Part of financial literacy is knowing how money works, which is common instruction in schools that offer a personal finance class. But to be truly capable, and enjoy better outcomes, adults must also understand the social and emotional aspects of money. That constitutes The Missing Half of financial education. In this series, Right About Money contributor and award-winning financial literacy teacher Brian Page examines how to nurture behavioral skills that lead kids to better financial outcomes in adulthood.
Walter Mischel famously explored the value of delayed gratification in the early 1960s at Stanford University’s Bing Nursery School. Children were given the choice between a marshmallow they could eat now and waiting 20 minutes to receive a second marshmallow. Mischel found that those who waited became more successful in life.
Delayed gratification is an emotional skill, not a math or technical skill. Yet it underlies key financial concepts that lead to better money outcomes. Putting money in your 401(k) plan rather than buying a new car, or even a new pair of jeans is an example. So is putting money into a short-term savings account and using it to buy a new iPhone later, rather buying the iPhone now on plastic.
Nurturing such emotional skills is the latest push in financial education, and leaders in this movement would do well to examine the core competencies described by the Collaborative for Academic, Social and Emotional Learning, which is spearheading such learning on a broad scale.
When my daughter was five, I gave her a version of the marshmallow test, using Girl Scout cookies. She instinctively employed one of the Collaborative’s coping strategies: abstraction. She pretended the cookie was a spaceship and that made it easier to wait. When time was up, and she passed the test, she asked if she could do it again for yet another cookie. I smiled, knowing her choice suggests future success managing her money.

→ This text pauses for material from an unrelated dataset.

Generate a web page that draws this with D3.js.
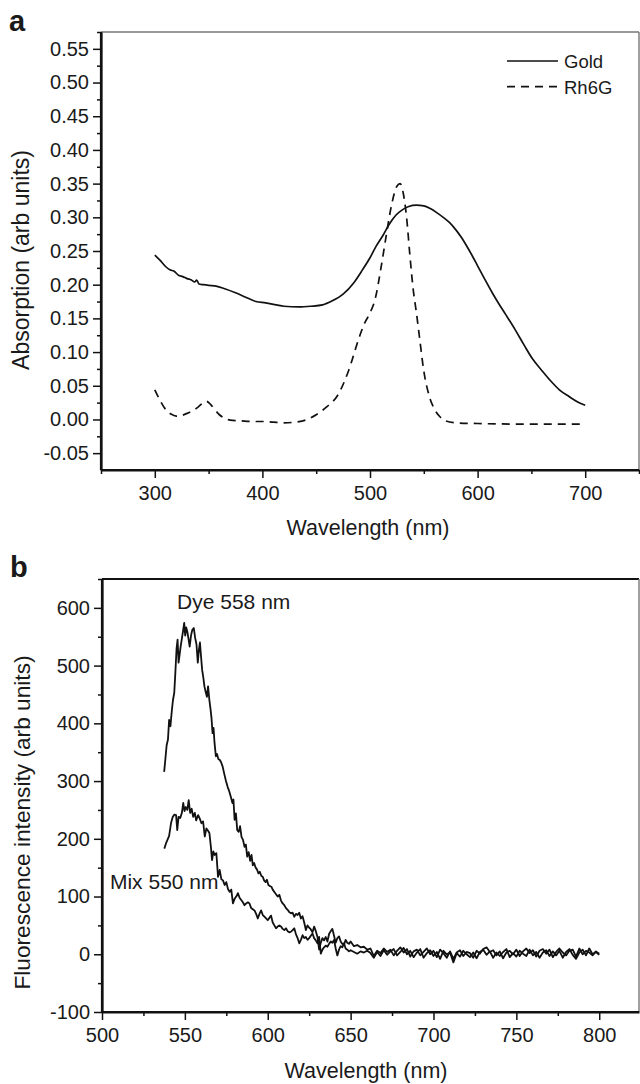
<!DOCTYPE html>
<html>
<head>
<meta charset="utf-8">
<script src="https://cdn.jsdelivr.net/npm/d3@7"></script>
<style>
  html, body { margin: 0; padding: 0; background: #fff; }
  svg text { font-family: "Liberation Sans", Arial, Helvetica, sans-serif; fill: #1a1a1a; }
</style>
</head>
<body>
<script>
// ---------- Panel a data ----------
const goldData = [
  [300,0.244],[305,0.236],[310,0.227],[314,0.222],[318,0.220],[322,0.214],[326,0.212],[330,0.209],
  [334,0.207],[337,0.204],[339,0.207],[341,0.201],[345,0.200],[350,0.199],[357,0.198],[365,0.194],
  [375,0.188],[385,0.181],[394,0.175],[403,0.173],[413,0.170],[420,0.168],[434,0.167],[445,0.168],
  [456,0.170],[465,0.176],[475,0.186],[485,0.203],[493,0.222],[500,0.240],[506,0.258],[512,0.273],
  [518,0.290],[524,0.303],[530,0.311],[536,0.316],[543,0.318],[550,0.317],[556,0.313],[562,0.307],
  [568,0.300],[574,0.292],[580,0.281],[585,0.270],[590,0.257],[595,0.243],[600,0.228],[606,0.210],
  [614,0.187],[620,0.171],[626,0.156],[635,0.133],[643,0.111],[651,0.090],[660,0.072],[668,0.057],
  [676,0.044],[685,0.034],[693,0.026],[700,0.021]
];
const rh6gData = [
  [300,0.044],[305,0.028],[310,0.015],[315,0.008],[320,0.005],[325,0.006],[330,0.009],[335,0.013],
  [340,0.018],[345,0.025],[348,0.027],[352,0.022],[356,0.014],[360,0.007],[365,0.002],[370,-0.001],
  [380,-0.002],[390,-0.003],[400,-0.003],[410,-0.004],[420,-0.005],[430,-0.004],[440,-0.001],[450,0.007],
  [460,0.019],[470,0.036],[480,0.072],[490,0.122],[495,0.143],[500,0.158],[505,0.180],[510,0.223],
  [515,0.272],[520,0.318],[525,0.346],[528,0.350],[531,0.335],[534,0.300],[537,0.245],[540,0.195],
  [543,0.160],[546,0.122],[550,0.072],[555,0.035],[560,0.015],[565,0.004],[570,-0.002],[580,-0.005],
  [600,-0.006],[650,-0.007],[700,-0.007]
];
const aYMajor = [-0.05,0,0.05,0.10,0.15,0.20,0.25,0.30,0.35,0.40,0.45,0.50,0.55];
const aYMinor = [-0.025,0.025,0.075,0.125,0.175,0.225,0.275,0.325,0.375,0.425,0.475,0.525,0.575];
const aXMajor = [300,400,500,600,700];
const aXMinor = [250,350,450,550,650,750];
const legendLabels = ["Gold","Rh6G"];

// ---------- Panel b data ----------
const dyeData = [
  [537.5,316],[538.3,340],[539,362],[539.8,372],[540.5,406],[541.3,395],[542,418],[542.8,440],[543.6,453],
  [544.3,490],[545,530],[545.6,545],[546.2,505],[546.8,518],[547.4,532],[548.1,545],[548.8,558],[549.6,574],
  [550.2,552],[550.8,566],[551.4,560],[552.1,548],[552.9,533],[553.7,552],[554.5,562],[555.4,565],[556.2,548],
  [557,537],[557.8,505],[558.5,528],[559.1,540],[559.7,518],[560.4,493],[561.1,480],[561.8,464],[562.5,455],
  [563.3,446],[564,464],[564.8,440],[565.5,424],[566.1,408],[566.7,383],[567.3,392],[567.9,366],[568.7,343],
  [569.4,347],[570.2,338],[571,337],[571.8,333],[572.8,325],[573.8,312],[574.8,300],[575.8,290],[576.8,282],
  [577.8,272],[578.7,262],[579.3,268],[580,233],[580.8,244],[581.6,215],[582.5,212],[583.3,222],[584.2,203],
  [585.1,198],[586,186],[586.8,190],[587.6,169],[588.5,177],[589.4,162],[590.2,172],[591,154],[591.8,158],
  [592.7,150],[593.5,147],[594.4,140],[595.2,143],[596.1,136],[597,134],[597.8,128],[598.7,125],[599.5,129],
  [600.4,120],[601.3,118],[602.2,117],[603,112],[604,108],[605,104],[606,100],[607,103],[608,93],[609,88],
  [610,85],[611,80],[612,77],[613,73],[614,71],[615,72],[616,65],[617,70],[618,68],[619,72],[620,62],
  [621,66],[622,55],[623,42],[624,50],[625,46],[626,43],[627,38],[628,48],[629,40],[630,30],[631,8],
  [632,20],[633,28],[634,24],[635,30],[636,22],[637,35],[638,40],[639,44],[640,32],[641,20],[642,28],
  [643,31],[644,22],[645,18],[646,16],[647,25],[648,20],[649,18],[650,22],[652,14],[654,16],[656,12],
  [658,13],[660,8],[662,10],[664,-3],[666,6],[668,2],[670,10],[672,4],[674,8],[676,-2],[678,6],[680,12],
  [682,3],[684,9],[686,-4],[688,5],[690,8],[692,-2],[694,4],[696,10],[698,0],[700,6],[702,-5],[704,8],
  [706,2],[708,-6],[710,5],[712,-8],[714,3],[716,7],[718,-3],[720,4],[722,2],[724,-6],[726,6],[728,1],
  [730,9],[732,12],[734,4],[736,7],[738,-2],[740,5],[742,-7],[744,3],[746,6],[748,0],[750,8],[752,-3],
  [754,5],[756,10],[758,2],[760,7],[762,-4],[764,6],[766,9],[768,1],[770,8],[772,-5],[774,4],[776,10],
  [778,3],[780,-2],[782,6],[784,8],[786,-4],[788,10],[790,0],[792,6],[794,3],[796,-2],[798,5],[800,1]
];
const mixData = [
  [537.6,183],[538.6,192],[539.5,198],[540.5,205],[541.7,228],[542.7,238],[543.7,242],[544.7,241],[545.4,215],
  [546.2,238],[547.2,236],[548.2,245],[549,262],[549.8,248],[550.6,255],[551.5,250],[552.3,267],[553.2,245],
  [554.1,252],[555,238],[556,245],[556.8,232],[558,241],[559,235],[560,227],[561,230],[562,204],[563,218],
  [564,214],[564.8,210],[565.7,186],[566.4,163],[567.2,178],[568,172],[569,175],[570,134],[571,146],
  [572,130],[573,128],[574,120],[575,125],[576,113],[577,108],[578,112],[579,88],[580,96],[581,100],
  [582,106],[583,98],[584,94],[585,90],[586,85],[587,88],[588,90],[589,88],[590,80],[591,78],[592,76],
  [593,70],[594,62],[595,70],[596,76],[597,68],[598,65],[599,62],[600,59],[601,63],[602,67],[603,55],
  [604,50],[605,45],[606,48],[607,50],[608,48],[609,44],[610,42],[611,45],[612,40],[613,38],[614,39],
  [615,42],[616,45],[617,35],[618,28],[619,19],[620,25],[621,33],[622,28],[623,30],[624,25],[625,28],
  [626,32],[627,36],[628,28],[629,24],[630,19],[631,30],[632,1],[633,8],[634,12],[635,15],[636,13],
  [637,18],[638,22],[639,20],[640,25],[641,10],[642,-2],[643,8],[644,14],[645,12],[646,19],[647,10],
  [648,8],[649,5],[650,7],[652,4],[654,1],[656,5],[658,3],[660,6],[662,2],[664,-6],[666,4],[668,-3],
  [670,7],[672,-1],[674,5],[676,9],[678,-2],[680,4],[682,11],[684,0],[686,6],[688,-5],[690,3],[692,9],
  [694,-6],[696,2],[698,7],[700,-3],[702,4],[704,-8],[706,6],[708,0],[710,3],[712,-14],[714,2],[716,-4],
  [718,6],[720,0],[722,-5],[724,3],[726,-7],[728,4],[730,8],[732,-1],[734,5],[736,-6],[738,3],[740,-3],
  [742,4],[744,9],[746,-5],[748,2],[750,-4],[752,6],[754,1],[756,-3],[758,8],[760,-2],[762,4],[764,-6],
  [766,3],[768,7],[770,-3],[772,5],[774,-2],[776,6],[778,-6],[780,4],[782,9],[784,-1],[786,-8],[788,3],
  [790,8],[792,-2],[794,10],[796,0],[798,4],[800,-1]
];
const bYMajor = [-100,0,100,200,300,400,500,600];
const bYMinor = [-50,50,150,250,350,450,550,650];
const bXMajor = [500,550,600,650,700,750,800];
const bXMinor = [525,575,625,675,725,775,825];
const dyeLabel = {text: "Dye 558 nm", x: 545.3, y: 598};
const mixLabel = {text: "Mix 550 nm", x: 504.8, y: 113};

// ---------- Drawing ----------
const W = 640, H = 1084;
const svg = d3.select("body").append("svg")
  .attr("width", W).attr("height", H)
  .attr("viewBox", `0 0 ${W} ${H}`);
svg.append("rect").attr("width", W).attr("height", H).attr("fill", "#fff");

const hy = s => s.replace("\u2212", "-");

function panel(opts) {
  const {left, top, right, bottom, xDom, yDom, xMajor, xMinor, yMajor, yMinor, yFmt} = opts;
  const x = d3.scaleLinear().domain(xDom).range([left, right]);
  const y = d3.scaleLinear().domain(yDom).range([bottom, top]);
  const g = svg.append("g");

  // top/right frame
  g.append("line").attr("x1", left).attr("x2", right).attr("y1", top).attr("y2", top)
    .attr("stroke", opts.topColor).attr("stroke-width", opts.topWidth);
  g.append("line").attr("x1", right).attr("x2", right).attr("y1", top).attr("y2", bottom)
    .attr("stroke", "#777").attr("stroke-width", 1.4);

  // minor ticks
  g.append("g").attr("transform", `translate(${left},0)`)
    .call(d3.axisLeft(y).tickValues(yMinor).tickSize(4).tickFormat(""))
    .call(s => s.select(".domain").remove());
  g.append("g").attr("transform", `translate(0,${bottom})`)
    .call(d3.axisBottom(x).tickValues(xMinor).tickSize(4).tickFormat(""))
    .call(s => s.select(".domain").remove());

  // major axes
  const ya = g.append("g").attr("transform", `translate(${left},0)`)
    .call(d3.axisLeft(y).tickValues(yMajor).tickSize(8).tickSizeOuter(0).tickPadding(4)
      .tickFormat(d => hy(yFmt(d))));
  const xa = g.append("g").attr("transform", `translate(0,${bottom})`)
    .call(d3.axisBottom(x).tickValues(xMajor).tickSize(8).tickSizeOuter(0).tickPadding(8)
      .tickFormat(d => String(d)));
  [ya, xa].forEach(a => {
    a.selectAll("text").style("font-size", "20px").attr("fill", "#1a1a1a");
    a.select(".domain").attr("stroke", "#111").attr("stroke-width", 2.2);
  });
  g.selectAll(".tick line").attr("stroke", "#111").attr("stroke-width", 1.5);
  // full-length axis lines
  g.append("line").attr("x1", left).attr("x2", left).attr("y1", top).attr("y2", bottom)
    .attr("stroke", "#111").attr("stroke-width", 2.2);
  g.append("line").attr("x1", left).attr("x2", right).attr("y1", bottom).attr("y2", bottom)
    .attr("stroke", "#111").attr("stroke-width", 2.2);
  return {x, y, g};
}

// Panel a
const A = panel({left: 101, top: 32, right: 639, bottom: 470,
  xDom: [250, 750], yDom: [-0.075, 0.575],
  xMajor: aXMajor, xMinor: aXMinor, yMajor: aYMajor, yMinor: aYMinor,
  yFmt: d3.format(".2f"), topColor: "#777", topWidth: 1.4});

const lineA = d3.line().x(d => A.x(d[0])).y(d => A.y(d[1])).curve(d3.curveMonotoneX);
A.g.append("path").datum(goldData).attr("d", lineA)
  .attr("fill", "none").attr("stroke", "#111").attr("stroke-width", 1.7);
A.g.append("path").datum(rh6gData).attr("d", lineA)
  .attr("fill", "none").attr("stroke", "#111").attr("stroke-width", 1.7)
  .attr("stroke-dasharray", "8,6");

// legend
const lg = A.g.append("g");
legendLabels.forEach((lab, i) => {
  const ly = 61 + i * 25.7;
  lg.append("line").attr("x1", 507).attr("x2", 558).attr("y1", ly).attr("y2", ly)
    .attr("stroke", "#111").attr("stroke-width", 1.7)
    .attr("stroke-dasharray", i === 0 ? null : "8,6");
  lg.append("text").attr("x", 564).attr("y", ly + 6.8).style("font-size", "18.5px").text(lab);
});

svg.append("text").attr("x", 9).attr("y", 31).style("font-size", "29px").style("font-weight", "bold").text("a");
svg.append("text").attr("x", 368).attr("y", 535).attr("text-anchor", "middle")
  .style("font-size", "21.5px").text("Wavelength (nm)");
svg.append("text").attr("transform", "translate(28.5,260) rotate(-90)").attr("text-anchor", "middle")
  .style("font-size", "23px").text("Absorption (arb units)");

// Panel b
const B = panel({left: 102, top: 579, right: 639, bottom: 1012,
  xDom: [500, 824], yDom: [-100, 650],
  xMajor: bXMajor, xMinor: bXMinor, yMajor: bYMajor, yMinor: bYMinor,
  yFmt: d3.format("d"), topColor: "#111", topWidth: 2.2});

const lineB = d3.line().x(d => B.x(d[0])).y(d => B.y(d[1]));
[dyeData, mixData].forEach(ds => {
  B.g.append("path").datum(ds).attr("d", lineB)
    .attr("fill", "none").attr("stroke", "#111").attr("stroke-width", 1.8)
    .attr("stroke-linejoin", "round");
});
[dyeLabel, mixLabel].forEach(l => {
  B.g.append("text").attr("x", B.x(l.x)).attr("y", B.y(l.y))
    .style("font-size", "21px").text(l.text);
});

svg.append("text").attr("x", 10).attr("y", 577).style("font-size", "29px").style("font-weight", "bold").text("b");
svg.append("text").attr("x", 366).attr("y", 1078).attr("text-anchor", "middle")
  .style("font-size", "21.5px").text("Wavelength (nm)");
svg.append("text").attr("transform", "translate(30,822.5) rotate(-90)").attr("text-anchor", "middle")
  .style("font-size", "22.7px").text("Fluorescence intensity (arb units)");
</script>
</body>
</html>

Building on Mischel’s work, researchers at the University of Rochester wanted to know if abstraction and other coping strategies could be learned. They did their own version of the marshmallow test—only one group of children was denied the extra treat they had earned by waiting. Next time they were far less likely to make the same decision. They had “learned” it was pointless.
The conclusion: coping strategies—social and emotional skills—may be natural in some people but can be learned by others. That’s an encouraging finding. I use chat stations to teach these coping strategies, which may offset a child’s natural instinct to grab the marshmallow:
Avoidance When researchers covered the marshmallow children didn’t need a strategy. Out of sight, out of mind.
Positive Distraction Children waited longer when told to “think fun thoughts” about something else.
Abstraction Children waited longer when instructed to think of the treat in an abstract way, say, as a picture or a cloud.
Self-directed speech Some children repeated phrases like “I have to wait, so I can get two marshmallows.” This self-administered reminder worked for many.
A child’s social and emotional skills must be fostered to help them make better decisions in the future about all things—but especially about money. Teachers and parents should create teachable moments, and children should be praised for emotional growth. Such efforts reap rewards far greater than acing a standardized test.